__Stored data__.
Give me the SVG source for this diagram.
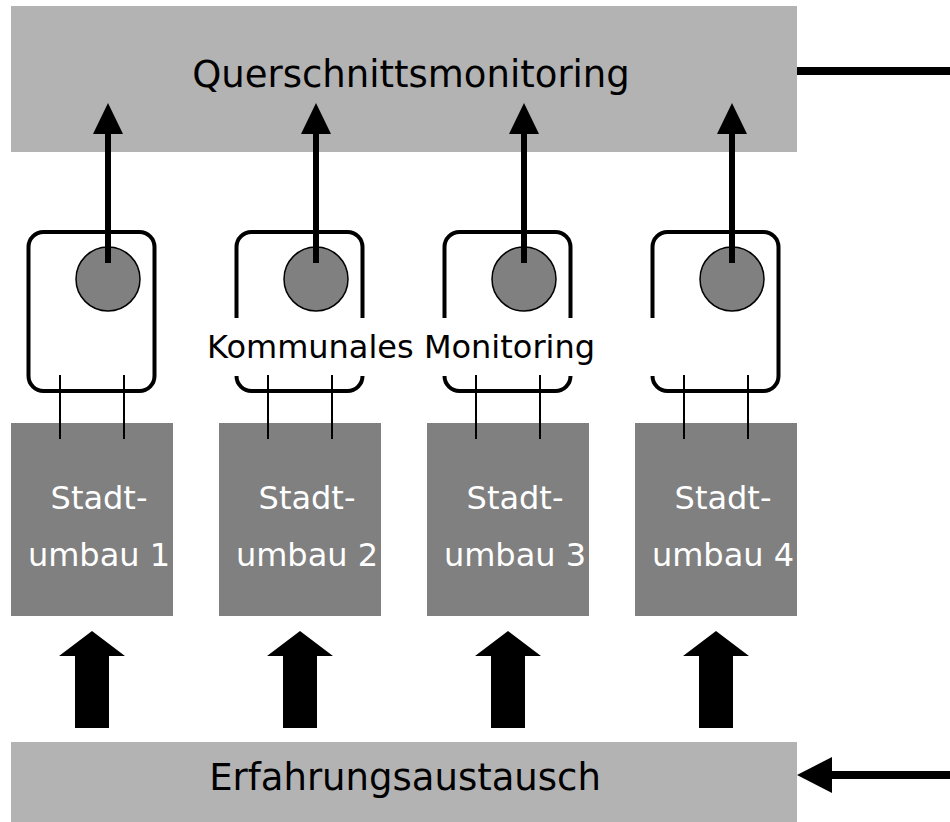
<svg xmlns="http://www.w3.org/2000/svg" width="950" height="822" viewBox="0 0 950 822">
<style>
.band{fill:#b3b3b3}
.su{fill:#808080}
.t{font-family:"DejaVu Sans",Verdana,sans-serif;text-anchor:middle}
.big{font-size:37px;fill:#000}
.lbl{font-size:32px;fill:#fff}
.km{font-size:32px;fill:#000}
.frame{fill:none;stroke:#000;stroke-width:4;stroke-linecap:butt}
.thin{stroke:#000;stroke-width:2}
.dot{fill:#808080;stroke:#000;stroke-width:1.5}
.conn{stroke:#000;stroke-width:6;fill:none}
.head{fill:#000}
</style>
<rect width="950" height="822" fill="#fff"/>
<g id="querschnitt">
<rect class="band" x="11" y="6" width="786" height="146"/>
<text class="t big" x="411" y="87">Querschnittsmonitoring</text>
</g>
<g id="erfahrung">
<rect class="band" x="11" y="742" width="786" height="80"/>
<text class="t big" x="405" y="790">Erfahrungsaustausch</text>
</g>
<g id="su1"><rect class="su" x="11" y="423" width="162" height="193"/><text class="t lbl" x="99" y="509">Stadt-</text><text class="t lbl" x="99" y="566">umbau 1</text></g>
<g id="su2"><rect class="su" x="219" y="423" width="162" height="193"/><text class="t lbl" x="307" y="509">Stadt-</text><text class="t lbl" x="307" y="566">umbau 2</text></g>
<g id="su3"><rect class="su" x="427" y="423" width="162" height="193"/><text class="t lbl" x="515" y="509">Stadt-</text><text class="t lbl" x="515" y="566">umbau 3</text></g>
<g id="su4"><rect class="su" x="635" y="423" width="162" height="193"/><text class="t lbl" x="723" y="509">Stadt-</text><text class="t lbl" x="723" y="566">umbau 4</text></g>
<g id="km1">
<rect class="frame" x="28.5" y="232" width="126" height="159" rx="15"/>
<line class="thin" x1="60" y1="375" x2="60" y2="439"/><line class="thin" x1="124" y1="375" x2="124" y2="439"/>
<circle class="dot" cx="108" cy="279" r="32"/>
</g>
<g id="km2">
<path class="frame" d="M236.5,318 V247 A15,15 0 0 1 251.5,232 H347.5 A15,15 0 0 1 362.5,247 V318"/>
<path class="frame" d="M236.5,376 A15,15 0 0 0 251.5,391 H347.5 A15,15 0 0 0 362.5,376"/>
<line class="thin" x1="268" y1="375" x2="268" y2="439"/><line class="thin" x1="332" y1="375" x2="332" y2="439"/>
<circle class="dot" cx="316" cy="279" r="32"/>
</g>
<g id="km3">
<path class="frame" d="M444.5,318 V247 A15,15 0 0 1 459.5,232 H555.5 A15,15 0 0 1 570.5,247 V318"/>
<path class="frame" d="M444.5,376 A15,15 0 0 0 459.5,391 H555.5 A15,15 0 0 0 570.5,376"/>
<line class="thin" x1="476" y1="375" x2="476" y2="439"/><line class="thin" x1="540" y1="375" x2="540" y2="439"/>
<circle class="dot" cx="524" cy="279" r="32"/>
</g>
<g id="km4">
<path class="frame" d="M652.5,318 V247 A15,15 0 0 1 667.5,232 H763.5 A15,15 0 0 1 778.5,247 V376 A15,15 0 0 1 763.5,391 H667.5 A15,15 0 0 1 652.5,376"/>
<line class="thin" x1="684" y1="375" x2="684" y2="439"/><line class="thin" x1="748" y1="375" x2="748" y2="439"/>
<circle class="dot" cx="732" cy="279" r="32"/>
</g>
<g id="km-label"><text class="t km" x="401" y="358">Kommunales Monitoring</text></g>
<g id="connectors">
<line class="conn" x1="108" y1="263" x2="108" y2="132"/><polygon class="head" points="108,103 93,134 123,134"/>
<line class="conn" x1="316" y1="263" x2="316" y2="132"/><polygon class="head" points="316,103 301,134 331,134"/>
<line class="conn" x1="524" y1="263" x2="524" y2="132"/><polygon class="head" points="524,103 509,134 539,134"/>
<line class="conn" x1="732" y1="263" x2="732" y2="132"/><polygon class="head" points="732,103 717,134 747,134"/>
<polygon class="head" points="92,631 59,656 75,656 75,728 109,728 109,656 125,656"/>
<polygon class="head" points="300,631 267,656 283,656 283,728 317,728 317,656 333,656"/>
<polygon class="head" points="508,631 475,656 491,656 491,728 525,728 525,656 541,656"/>
<polygon class="head" points="716,631 683,656 699,656 699,728 733,728 733,656 749,656"/>
<line x1="797" y1="71" x2="950" y2="71" stroke="#000" stroke-width="8"/>
<line x1="828" y1="775" x2="950" y2="775" stroke="#000" stroke-width="8"/>
<polygon class="head" points="797,775 832,757 832,793"/>
</g>
</svg>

__Exercise requirements__. Please transcribe the material above exactly as written. Leave the pictures out.

__Answer to this task__.
Give me the SVG source for this diagram.
<svg xmlns="http://www.w3.org/2000/svg" width="950" height="822" viewBox="0 0 950 822">
<style>
.band{fill:#b3b3b3}
.su{fill:#808080}
.t{font-family:"DejaVu Sans",Verdana,sans-serif;text-anchor:middle}
.big{font-size:37px;fill:#000}
.lbl{font-size:32px;fill:#fff}
.km{font-size:32px;fill:#000}
.frame{fill:none;stroke:#000;stroke-width:4;stroke-linecap:butt}
.thin{stroke:#000;stroke-width:2}
.dot{fill:#808080;stroke:#000;stroke-width:1.5}
.conn{stroke:#000;stroke-width:6;fill:none}
.head{fill:#000}
</style>
<rect width="950" height="822" fill="#fff"/>
<g id="querschnitt">
<rect class="band" x="11" y="6" width="786" height="146"/>
<text class="t big" x="411" y="87">Querschnittsmonitoring</text>
</g>
<g id="erfahrung">
<rect class="band" x="11" y="742" width="786" height="80"/>
<text class="t big" x="405" y="790">Erfahrungsaustausch</text>
</g>
<g id="su1"><rect class="su" x="11" y="423" width="162" height="193"/><text class="t lbl" x="99" y="509">Stadt-</text><text class="t lbl" x="99" y="566">umbau 1</text></g>
<g id="su2"><rect class="su" x="219" y="423" width="162" height="193"/><text class="t lbl" x="307" y="509">Stadt-</text><text class="t lbl" x="307" y="566">umbau 2</text></g>
<g id="su3"><rect class="su" x="427" y="423" width="162" height="193"/><text class="t lbl" x="515" y="509">Stadt-</text><text class="t lbl" x="515" y="566">umbau 3</text></g>
<g id="su4"><rect class="su" x="635" y="423" width="162" height="193"/><text class="t lbl" x="723" y="509">Stadt-</text><text class="t lbl" x="723" y="566">umbau 4</text></g>
<g id="km1">
<rect class="frame" x="28.5" y="232" width="126" height="159" rx="15"/>
<line class="thin" x1="60" y1="375" x2="60" y2="439"/><line class="thin" x1="124" y1="375" x2="124" y2="439"/>
<circle class="dot" cx="108" cy="279" r="32"/>
</g>
<g id="km2">
<path class="frame" d="M236.5,318 V247 A15,15 0 0 1 251.5,232 H347.5 A15,15 0 0 1 362.5,247 V318"/>
<path class="frame" d="M236.5,376 A15,15 0 0 0 251.5,391 H347.5 A15,15 0 0 0 362.5,376"/>
<line class="thin" x1="268" y1="375" x2="268" y2="439"/><line class="thin" x1="332" y1="375" x2="332" y2="439"/>
<circle class="dot" cx="316" cy="279" r="32"/>
</g>
<g id="km3">
<path class="frame" d="M444.5,318 V247 A15,15 0 0 1 459.5,232 H555.5 A15,15 0 0 1 570.5,247 V318"/>
<path class="frame" d="M444.5,376 A15,15 0 0 0 459.5,391 H555.5 A15,15 0 0 0 570.5,376"/>
<line class="thin" x1="476" y1="375" x2="476" y2="439"/><line class="thin" x1="540" y1="375" x2="540" y2="439"/>
<circle class="dot" cx="524" cy="279" r="32"/>
</g>
<g id="km4">
<path class="frame" d="M652.5,318 V247 A15,15 0 0 1 667.5,232 H763.5 A15,15 0 0 1 778.5,247 V376 A15,15 0 0 1 763.5,391 H667.5 A15,15 0 0 1 652.5,376"/>
<line class="thin" x1="684" y1="375" x2="684" y2="439"/><line class="thin" x1="748" y1="375" x2="748" y2="439"/>
<circle class="dot" cx="732" cy="279" r="32"/>
</g>
<g id="km-label"><text class="t km" x="401" y="358">Kommunales Monitoring</text></g>
<g id="connectors">
<line class="conn" x1="108" y1="263" x2="108" y2="132"/><polygon class="head" points="108,103 93,134 123,134"/>
<line class="conn" x1="316" y1="263" x2="316" y2="132"/><polygon class="head" points="316,103 301,134 331,134"/>
<line class="conn" x1="524" y1="263" x2="524" y2="132"/><polygon class="head" points="524,103 509,134 539,134"/>
<line class="conn" x1="732" y1="263" x2="732" y2="132"/><polygon class="head" points="732,103 717,134 747,134"/>
<polygon class="head" points="92,631 59,656 75,656 75,728 109,728 109,656 125,656"/>
<polygon class="head" points="300,631 267,656 283,656 283,728 317,728 317,656 333,656"/>
<polygon class="head" points="508,631 475,656 491,656 491,728 525,728 525,656 541,656"/>
<polygon class="head" points="716,631 683,656 699,656 699,728 733,728 733,656 749,656"/>
<line x1="797" y1="71" x2="950" y2="71" stroke="#000" stroke-width="8"/>
<line x1="828" y1="775" x2="950" y2="775" stroke="#000" stroke-width="8"/>
<polygon class="head" points="797,775 832,757 832,793"/>
</g>
</svg>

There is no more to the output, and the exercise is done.